All these parameters are then considered and included in the sizing procedure of the pressure vessel and its inlet, gravity settling, liquid collection and mist extraction sections. As presented in detail, this process is based on the gas and liquid capacities and governed by the droplet settling theory and liquid retention times. While the former can still be perfectly described by Archimedes’ Principle and Stokes’ Law, the latter need to be estimated in the laboratory, measured in a test separator or determined by means of particle tracking in computational fluid dynamics simulations. With the seam-to-seam length and diameter, being the outcome of the sizing and the defining dimensions, the wall thickness of the pressure vessel can then be designed according to the ASME code.
Sloshing and slugs, foaming, liquid carry-over, gas carry-under, wax appearance, sand, corrosion and emulsions are all possible issues, which can occur during the lifetime of the field and the separator.

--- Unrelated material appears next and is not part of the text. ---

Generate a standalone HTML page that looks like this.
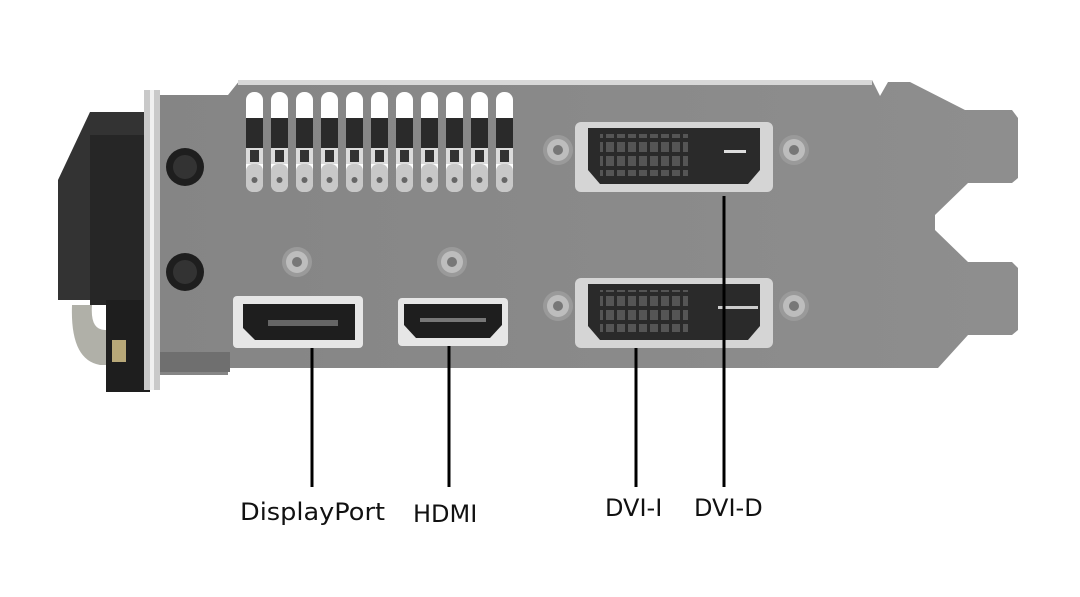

Therefore, it is important to prevent or at least counteract and mitigate the effects of those undesired happenings by means of internals. Health, safety and environment, including safety elements and waste management of the accruing and undesired byproducts, have to be considered as well.
To sum up, the motto Garbage In, Garbage Out, mentioned at the very beginning, definitely applies to the separator design and therefore, it is essential to determine and define all the input parameters as good as possible at the start. Computational fluid dynamics is a strong design tool that can be used to optimize and improve the separator design and the efficiency of the separator itself. On the one hand, opensource software solutions as SALOME, OpenFOAM and ParaView can be used, however, high expertise is required to implement all the details in order to come up with useful and insightful results. On the other hand, commercial programs as ANSYS would be simpler for companies to use, since an ANSYS training center is available for support.